Financial transactions between related parties encompass intra-group loans, cash pooling arrangements, credit facilities, bonds, guarantees, and hybrid instruments. Transfer pricing rules require that the terms of such transactions — including interest rates, commitment fees, maturity, seniority, and any conversion rights — reflect what independent parties would have agreed under comparable circumstances. The legal foundation is the arm’s length standard as codified in Article 9 of the OECD Model Tax Convention and implemented through domestic legislation such as the Netherlands’ Article 8b of the Corporate Income Tax Act, France’s Article 57 of the General Tax Code, and equivalent provisions across EU member states. The threshold question is frequently whether an arrangement constitutes debt or equity at all, and whether the stated terms have genuine economic substance.
Disputes arise across several recurring fact patterns. Tax authorities challenge whether cash pool deposits constitute loans subject to arm’s length pricing, as illustrated by the Polish Supreme Administrative Court’s finding that such deposits are loans regardless of the absence of written contracts.
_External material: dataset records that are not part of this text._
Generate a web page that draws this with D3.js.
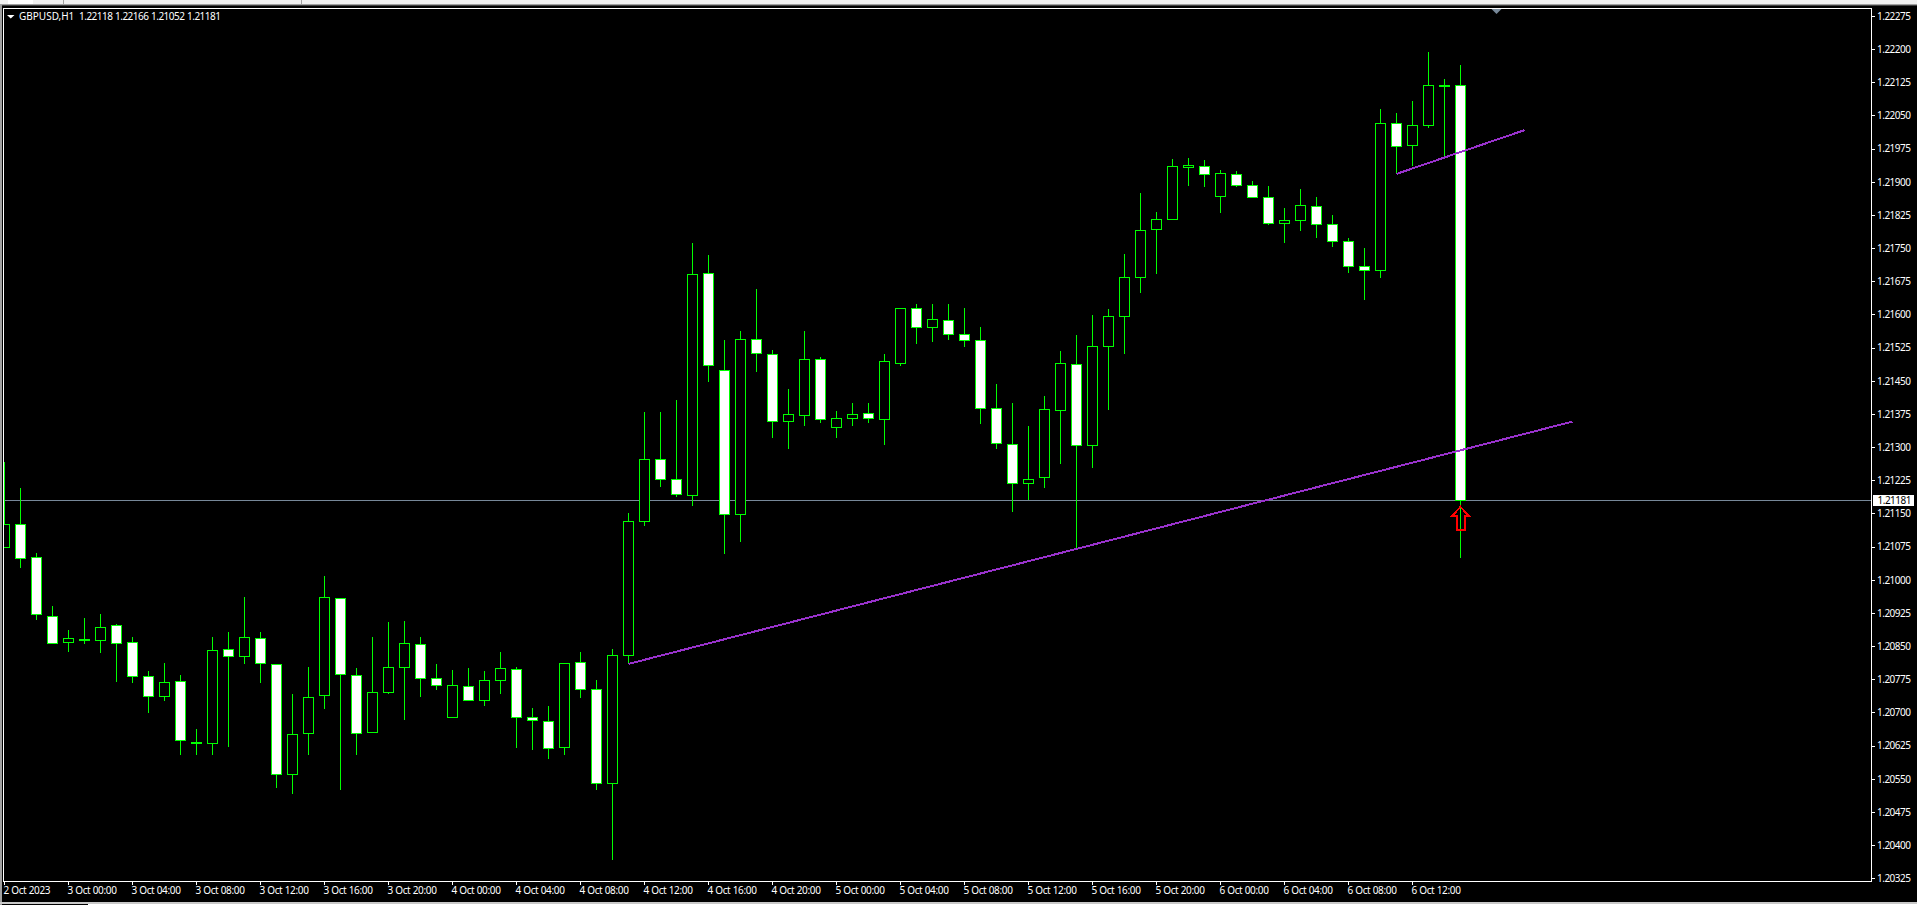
<!DOCTYPE html>
<html lang="en">
<head>
<meta charset="UTF-8">
<title>GBPUSD,H1</title>
<script src="https://cdn.jsdelivr.net/npm/d3@7"></script>
<style>
  html, body { margin: 0; padding: 0; background: #000; overflow: hidden; }
  svg { display: block; }
  text { font-family: "Noto Sans", Roboto, sans-serif; fill: #fff; }
</style>
</head>
<body>
<div id="container"></div>
<script>
// hourly bars, first one is 2 Oct 2023 20:00
const opens = [
  1.21074,1.21127,1.21052,1.20919,1.20859,1.20863,1.20863,1.20898,1.20860,1.20782,
  1.20737,1.20772,1.20631,1.20631,1.20844,1.20827,1.20869,1.20810,1.20560,1.20653,
  1.20739,1.20959,1.20785,1.20655,1.20746,1.20803,1.20855,1.20778,1.20689,1.20760,
  1.20728,1.20773,1.20799,1.20690,1.20681,1.20622,1.20814,1.20753,1.20540,1.20830,
  1.21133,1.21274,1.21228,1.21192,1.21694,1.21475,1.21149,1.21545,1.21511,1.21359,
  1.21372,1.21500,1.21345,1.21366,1.21378,1.21363,1.21490,1.21615,1.21571,1.21588,
  1.21556,1.21543,1.21388,1.21308,1.21219,1.21232,1.21384,1.21489,1.21305,1.21528,
  1.21596,1.21684,1.21793,1.21816,1.21933,1.21936,1.21868,1.21918,1.21893,1.21866,
  1.21807,1.21813,1.21846,1.21805,1.21767,1.21710,1.21700,1.22033,1.21983,1.22028,
  1.22116,1.22118];
const highs = [
  1.21268,1.21210,1.21062,1.20944,1.20888,1.20917,1.20925,1.20903,1.20874,1.20797,
  1.20815,1.20786,1.20666,1.20874,1.20885,1.20964,1.20885,1.20813,1.20743,1.20804,
  1.21012,1.20959,1.20802,1.20872,1.20906,1.20910,1.20874,1.20813,1.20799,1.20802,
  1.20797,1.20840,1.20806,1.20713,1.20718,1.20815,1.20840,1.20775,1.20845,1.21154,
  1.21381,1.21381,1.21408,1.21764,1.21736,1.21544,1.21566,1.21659,1.21521,1.21433,
  1.21564,1.21507,1.21385,1.21401,1.21401,1.21512,1.21618,1.21625,1.21627,1.21627,
  1.21616,1.21575,1.21444,1.21403,1.21349,1.21419,1.21519,1.21557,1.21600,1.21614,
  1.21738,1.21876,1.21833,1.21953,1.21957,1.21951,1.21930,1.21926,1.21905,1.21892,
  1.21842,1.21887,1.21869,1.21828,1.21776,1.21752,1.22066,1.22059,1.22084,1.22195,
  1.22134,1.22166];
const lows = [
  1.21074,1.21030,1.20912,1.20857,1.20838,1.20856,1.20836,1.20772,1.20770,1.20702,
  1.20729,1.20605,1.20607,1.20607,1.20625,1.20811,1.20770,1.20532,1.20517,1.20605,
  1.20709,1.20526,1.20607,1.20655,1.20743,1.20686,1.20738,1.20752,1.20689,1.20728,
  1.20716,1.20743,1.20623,1.20618,1.20598,1.20605,1.20736,1.20526,1.20368,1.20811,
  1.21123,1.21212,1.21189,1.21170,1.21449,1.21060,1.21087,1.21473,1.21324,1.21299,
  1.21349,1.21358,1.21322,1.21349,1.21356,1.21308,1.21485,1.21535,1.21541,1.21544,
  1.21528,1.21354,1.21297,1.21155,1.21182,1.21211,1.21265,1.21072,1.21254,1.21387,
  1.21514,1.21650,1.21693,1.21816,1.21892,1.21890,1.21831,1.21890,1.21865,1.21804,
  1.21765,1.21790,1.21776,1.21756,1.21695,1.21636,1.21684,1.21919,1.21937,1.22023,
  1.21957,1.21052];
const closes = [
  1.21127,1.21049,1.20922,1.20857,1.20869,1.20867,1.20894,1.20857,1.20782,1.20737,
  1.20769,1.20637,1.20634,1.20842,1.20827,1.20871,1.20811,1.20560,1.20652,1.20735,
  1.20961,1.20787,1.20653,1.20747,1.20803,1.20857,1.20778,1.20762,1.20762,1.20728,
  1.20774,1.20801,1.20689,1.20683,1.20619,1.20812,1.20753,1.20540,1.20830,1.21133,
  1.21274,1.21228,1.21194,1.21692,1.21486,1.21149,1.21545,1.21513,1.21359,1.21375,
  1.21500,1.21363,1.21366,1.21375,1.21366,1.21495,1.21615,1.21571,1.21590,1.21556,
  1.21542,1.21388,1.21309,1.21219,1.21228,1.21387,1.21491,1.21305,1.21529,1.21597,
  1.21685,1.21792,1.21816,1.21936,1.21937,1.21917,1.21920,1.21893,1.21865,1.21807,
  1.21814,1.21848,1.21804,1.21766,1.21709,1.21700,1.22033,1.21981,1.22029,1.22119,
  1.22119,1.21181];

const dateLabels = [
  "2 Oct 2023","3 Oct 00:00","3 Oct 04:00","3 Oct 08:00","3 Oct 12:00","3 Oct 16:00","3 Oct 20:00",
  "4 Oct 00:00","4 Oct 04:00","4 Oct 08:00","4 Oct 12:00","4 Oct 16:00","4 Oct 20:00",
  "5 Oct 00:00","5 Oct 04:00","5 Oct 08:00","5 Oct 12:00","5 Oct 16:00","5 Oct 20:00",
  "6 Oct 00:00","6 Oct 04:00","6 Oct 08:00","6 Oct 12:00"];
const priceTicks = [
  1.22275,1.22200,1.22125,1.22050,1.21975,1.21900,1.21825,1.21750,1.21675,
  1.21600,1.21525,1.21450,1.21375,1.21300,1.21225,1.21150,1.21075,1.21000,
  1.20925,1.20850,1.20775,1.20700,1.20625,1.20550,1.20475,1.20400,1.20325];

// trendlines as [bar, price] ends
const trendLow = [[39, 1.20811], [98, 1.21359]];
const trendHigh = [[87, 1.21919], [95, 1.22018]];
const bidPrice = 1.21181;
const arrowBar = 91, arrowPrice = 1.21166;
const symbol = "GBPUSD,H1";
const ohlcLast = ["1.22118", "1.22166", "1.21052", "1.21181"];

const width = 1917, height = 905;
const frame = {left: 3.5, top: 8.5, right: 1871.5, bottom: 881.5};
const green = "#00ff00", slate = "#778899", purple = "#9932cc";
const fontSize = 10;
const priceSpacing = "-0.5px", dateSpacing = "-0.33px";

const x = d3.scaleLinear().domain([0, 91]).range([4.5, 1460.5]);
const y = d3.scaleLinear().domain([1.22275, 1.20325]).range([16.5, 878.8]);
const py = p => Math.floor(y(p)) + 0.5;

const svg = d3.select("#container").append("svg")
  .attr("width", width)
  .attr("height", height)
  .attr("viewBox", [0, 0, width, height]);

svg.append("rect").attr("width", width).attr("height", height).attr("fill", "#000");

// window edges around the chart
const chrome = svg.append("g").attr("shape-rendering", "crispEdges");
chrome.append("rect").attr("width", width).attr("height", 4).attr("fill", "#f0f0f0");
chrome.append("rect").attr("y", 4).attr("width", width).attr("height", 1).attr("fill", "#a0a0a0");
chrome.append("rect").attr("y", 5).attr("width", width).attr("height", 1).attr("fill", "#404040");
chrome.append("rect").attr("x", 8).attr("width", 25).attr("height", 4).attr("fill", "#fff");
[63, 301].forEach(d => chrome.append("rect").attr("x", d).attr("width", 1).attr("height", 4).attr("fill", "#a0a0a0"));
chrome.append("rect").attr("y", 5).attr("width", 2).attr("height", height - 5).attr("fill", "#a0a0a0");
chrome.append("rect").attr("y", 902).attr("width", width).attr("height", 2).attr("fill", "#c8c8c8");
chrome.append("rect").attr("x", 88).attr("y", 904).attr("width", width - 88).attr("height", 1).attr("fill", "#fff");

svg.append("defs").append("clipPath").attr("id", "plot")
  .append("rect")
  .attr("x", frame.left).attr("y", frame.top)
  .attr("width", frame.right - frame.left).attr("height", frame.bottom - frame.top);

const plot = svg.append("g").attr("clip-path", "url(#plot)").attr("shape-rendering", "crispEdges");

// bid line sits behind the candles
plot.append("line")
  .attr("x1", frame.left).attr("x2", frame.right)
  .attr("y1", py(bidPrice)).attr("y2", py(bidPrice))
  .attr("stroke", slate);

const bars = d3.range(opens.length);

plot.append("g").selectAll("line").data(bars).join("line")
  .attr("x1", i => x(i)).attr("x2", i => x(i))
  .attr("y1", i => py(highs[i])).attr("y2", i => py(lows[i]) + 0.5)
  .attr("stroke", green);

plot.append("g").selectAll("rect").data(bars).join("rect")
  .attr("x", i => x(i) - 5)
  .attr("width", 10)
  .attr("y", i => py(Math.max(opens[i], closes[i])))
  .attr("height", i => Math.max(1, py(Math.min(opens[i], closes[i])) - py(Math.max(opens[i], closes[i]))))
  .attr("fill", i => closes[i] < opens[i] ? "#fff" : "#000")
  .attr("stroke", green);

const trend = d3.line().x(d => x(d[0])).y(d => y(d[1]));
plot.selectAll("path.trend").data([trendLow, trendHigh]).join("path")
  .attr("class", "trend")
  .attr("d", trend)
  .attr("fill", "none")
  .attr("stroke", purple)
  .attr("stroke-width", 2);

// up arrow object under the last bar
plot.append("path")
  .attr("transform", `translate(${x(arrowBar)},${y(arrowPrice)})`)
  .attr("d", "M0,0L9,9.5H4V23.5H-4V9.5H-9Z")
  .attr("fill", "none")
  .attr("stroke", "#ff0000")
  .attr("stroke-width", 2);

// chart shift marker
svg.append("path")
  .attr("d", "M1491.5,9H1501.5L1496.5,14Z")
  .attr("fill", slate);

// frame
svg.append("rect")
  .attr("x", frame.left).attr("y", frame.top)
  .attr("width", frame.right - frame.left).attr("height", frame.bottom - frame.top)
  .attr("fill", "none").attr("stroke", "#fff")
  .attr("shape-rendering", "crispEdges");

const yAxis = d3.axisRight(y)
  .tickValues(priceTicks)
  .tickFormat(d3.format(".5f"))
  .tickSize(3)
  .tickPadding(2)
  .offset(0);
svg.append("g")
  .attr("transform", `translate(${frame.right + 0.5},0)`)
  .call(yAxis)
  .call(g => g.select(".domain").remove())
  .call(g => g.selectAll("line").attr("stroke", "#fff").attr("shape-rendering", "crispEdges"))
  .call(g => g.selectAll("text")
    .attr("font-size", fontSize).attr("letter-spacing", priceSpacing).attr("fill", "#fff"));

const xAxis = d3.axisBottom(x)
  .tickValues(dateLabels.map((d, k) => k * 4))
  .tickFormat((d, k) => dateLabels[k])
  .tickSize(3)
  .offset(0);
svg.append("g")
  .attr("transform", `translate(0,${frame.bottom + 0.5})`)
  .call(xAxis)
  .call(g => g.select(".domain").remove())
  .call(g => g.selectAll("line").attr("stroke", "#fff").attr("shape-rendering", "crispEdges"))
  .call(g => g.selectAll("text")
    .attr("text-anchor", "start").attr("x", -1).attr("y", 5).attr("dy", "0.71em")
    .attr("font-size", fontSize).attr("letter-spacing", dateSpacing).attr("fill", "#fff"));

// last price tag on the axis
const tag = svg.append("g").attr("transform", `translate(1873,${py(bidPrice)})`);
tag.append("rect").attr("y", -5.5).attr("width", 41).attr("height", 11).attr("fill", "#fff")
  .attr("shape-rendering", "crispEdges");
tag.append("text").attr("x", 4.5).attr("dy", "0.34em")
  .attr("font-size", fontSize).attr("letter-spacing", priceSpacing).style("fill", "#000")
  .text(d3.format(".5f")(bidPrice));

// header line
svg.append("path").attr("d", "M7,15H14.5L10.75,18.5Z").attr("fill", "#fff");
const header = svg.append("g").attr("font-size", fontSize).attr("transform", "translate(0,20)");
header.append("text").attr("x", 19).text(symbol);
header.selectAll("text.ohlc").data(ohlcLast).join("text")
  .attr("class", "ohlc")
  .attr("x", (d, k) => 79 + k * 36)
  .attr("letter-spacing", priceSpacing)
  .text(d => d);
</script>
</body>
</html>
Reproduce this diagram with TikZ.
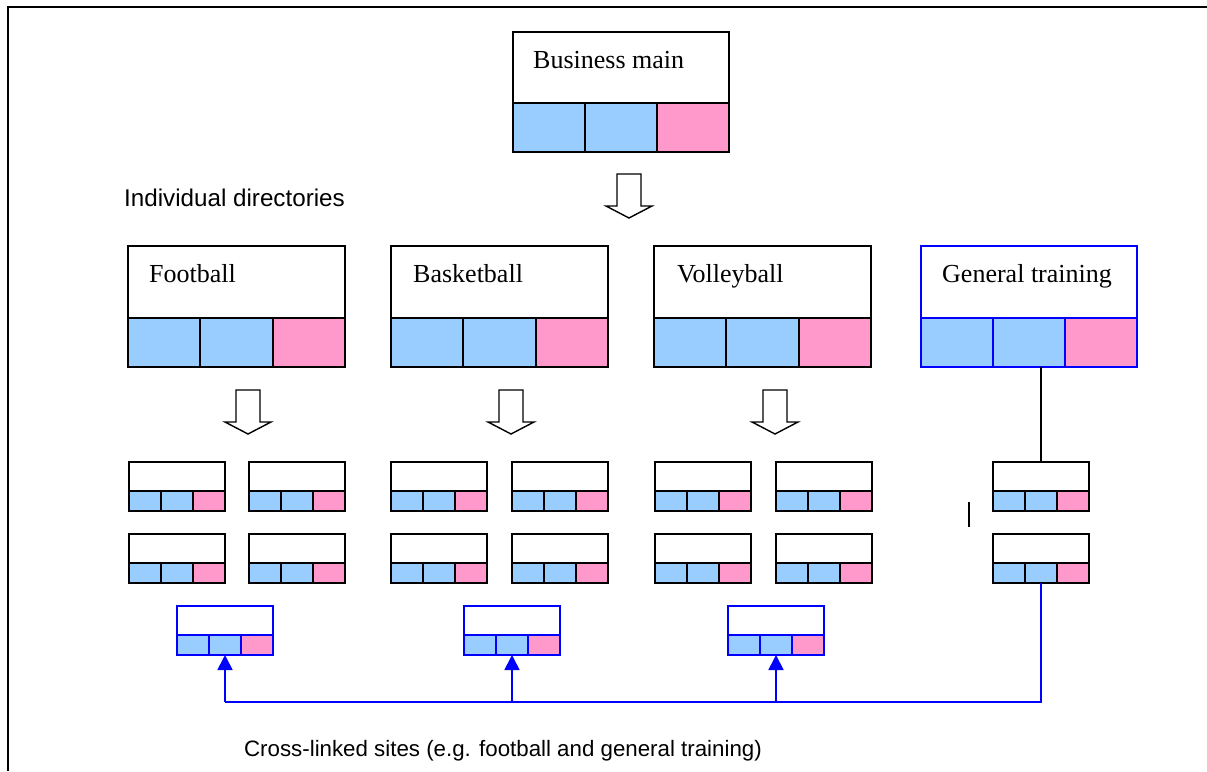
\documentclass[tikz,border=0pt]{standalone}
\usepackage{fontspec}
\setmainfont{Liberation Serif}
\setsansfont{Liberation Sans}
\usetikzlibrary{arrows.meta}

\definecolor{cellblue}{HTML}{99CCFF}
\definecolor{cellpink}{HTML}{FF99CC}
\definecolor{linkblue}{HTML}{0000FF}

\tikzset{
  part/.style={draw, line width=1.8pt, inner sep=0pt, outer sep=0pt, anchor=north west, rectangle},
  sitename/.style={anchor=base west, inner sep=0pt, font=\fontsize{26}{30}\selectfont},
  caption/.style={inner sep=0pt, font=\sffamily\fontsize{23}{27}\selectfont},
  hollow/.style={draw, line width=1.4pt, fill=white, line join=miter},
  linkline/.style={draw=linkblue, line width=1.8pt},
  plainline/.style={draw, line width=1.8pt},
  frameline/.style={draw, line width=2.2pt}
}

% site box: name, left, top, width, upper height, cell height, border colour
\newcommand\sitebox[7]{%
  \pgfmathsetmacro\cellw{#4/3}%
  \node[part, draw=#7, fill=white, minimum width=#4pt, minimum height=#5pt] (#1) at (#2,#3) {};
  \node[part, draw=#7, fill=cellblue, minimum width=\cellw pt, minimum height=#6pt] (#1-1) at (#1.south west) {};
  \node[part, draw=#7, fill=cellblue, minimum width=\cellw pt, minimum height=#6pt] (#1-2) at (#1-1.north east) {};
  \node[part, draw=#7, fill=cellpink, minimum width=\cellw pt, minimum height=#6pt] (#1-3) at (#1-2.north east) {};
}

% hollow block arrow pointing down: centre x, top y
\newcommand\blockarrow[2]{%
  \draw[hollow] (#1-12,#2) -- (#1+12,#2) -- (#1+12,#2+32) -- (#1+23,#2+32)
    -- (#1,#2+44) -- (#1-23,#2+32) -- (#1-12,#2+32) -- cycle;
}

\begin{document}
\begin{tikzpicture}[x=1pt, y=-1pt]
  \useasboundingbox (0,0) rectangle (1207,771);

  % outer frame (top and left edges)
  \coordinate (frameTL) at (8,7);
  \coordinate (frameTR) at (1207,7);
  \coordinate (frameBL) at (8,771);
  \draw[frameline] (frameTR) -- (frameTL) -- (frameBL);

  % main site
  \sitebox{main}{513}{32}{216}{71}{49}{black}
  \node[sitename] (mainlabel) at ([xshift=20pt,yshift=-36pt]main.north west) {Business main};
  \blockarrow{629}{174}

  \node[caption, anchor=base west, font=\sffamily\fontsize{24.2}{28}\selectfont] (indiv) at (124,206) {Individual directories};

  % individual directories
  \sitebox{fb}{128}{246}{217}{72}{49}{black}
  \sitebox{bb}{391}{246}{217}{72}{49}{black}
  \sitebox{vb}{654}{246}{217}{72}{49}{black}
  \sitebox{gt}{921}{246}{216}{72}{49}{linkblue}
  \node[sitename] (fblabel) at ([xshift=21pt,yshift=-36pt]fb.north west) {Football};
  \node[sitename] (bblabel) at ([xshift=22pt,yshift=-36pt]bb.north west) {Basketball};
  \node[sitename] (vblabel) at ([xshift=23pt,yshift=-36pt]vb.north west) {Volleyball};
  \node[sitename] (gtlabel) at ([xshift=21pt,yshift=-36pt]gt.north west) {General training};

  \blockarrow{248}{390}
  \blockarrow{511}{390}
  \blockarrow{775}{390}

  % sub-sites
  \sitebox{fbA}{129}{462}{96}{29}{20}{black}
  \sitebox{fbB}{249}{462}{96}{29}{20}{black}
  \sitebox{fbC}{129}{534}{96}{29}{20}{black}
  \sitebox{fbD}{249}{534}{96}{29}{20}{black}

  \sitebox{bbA}{391}{462}{96}{29}{20}{black}
  \sitebox{bbB}{512}{462}{96}{29}{20}{black}
  \sitebox{bbC}{391}{534}{96}{29}{20}{black}
  \sitebox{bbD}{512}{534}{96}{29}{20}{black}

  \sitebox{vbA}{655}{462}{96}{29}{20}{black}
  \sitebox{vbB}{776}{462}{96}{29}{20}{black}
  \sitebox{vbC}{655}{534}{96}{29}{20}{black}
  \sitebox{vbD}{776}{534}{96}{29}{20}{black}

  \sitebox{gtA}{993}{462}{96}{29}{20}{black}
  \sitebox{gtB}{993}{534}{96}{29}{20}{black}

  \draw[plainline] (gtA.north) -- (gtA.north |- gt-2.south);
  \coordinate (tickTop) at (969,502);
  \coordinate (tickBot) at (969,527);
  \draw[line width=1.6pt] (tickTop) -- (tickBot);

  % cross-linked sites
  \sitebox{xf}{177}{606}{96}{29}{20}{linkblue}
  \sitebox{xb}{464}{606}{96}{29}{20}{linkblue}
  \sitebox{xv}{728}{606}{96}{29}{20}{linkblue}

  \coordinate (rail) at (0,702);
  \draw[linkline] (gtB-2.south) -- (gtB-2.south |- rail) -- (xf-2.south |- rail);
  \foreach \s in {xf,xb,xv}
    \draw[linkline, -{Triangle[width=15pt,length=15pt]}] (\s-2.south |- rail) -- (\s-2.south);

  \node[caption, anchor=base, font=\sffamily\fontsize{22.3}{26}\selectfont] (crosslabel) at (503,756) {Cross-linked sites (e.g. football and general training)};
\end{tikzpicture}
\end{document}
Authorities also contest interest rates on acquisition financing, commitment fees on undrawn credit facilities, and the pricing of hybrid instruments such as bonds convertible into shares. Taxpayers typically defend their positions by reference to comparable market data drawn from commercial databases, credit ratings analysis, and the group’s overall financing structure. The outcome frequently turns on the reliability of the comparables selected, the implicit support provided by group membership, and whether the borrower’s credit rating should be assessed on a standalone or group basis.
The principal OECD guidance is found in Chapter X of the 2022 OECD Transfer Pricing Guidelines, which addresses financial transactions in detail following the 2020 report on that subject (Actions 8–10, BEPS). Paragraphs 10.1–10.28 address the accurate delineation of financial transactions, distinguishing debt from equity. Paragraphs 10.54–10.94 cover intra-group loans and the application of the CUP method using loan databases. Paragraphs 10.95–10.130 specifically address cash pooling, addressing both short-term deposits and notional pooling structures. The OECD’s guidance on the Authorised OECD Approach under Article 7 is also relevant where financing flows through permanent establishments.
Courts and practitioners examine the delineation of the instrument, the selection and adjustment of comparables, and the relevance of implicit group support when pricing debt. The Hunkemöller proceedings illustrate how acquisition financing structures involving private equity vehicles attract scrutiny over whether interest is genuinely deductible or must be re-characterised. Database searches using LoanConnector or Bloomberg require careful filtering by maturity, currency, seniority, and issuer credit rating to withstand challenge.
This category is significant because intra-group financing represents one of the highest-value transfer pricing exposure areas globally, and the cases collected here demonstrate how factually intensive and jurisdiction-specific the analysis remains despite the OECD’s detailed Chapter X guidance.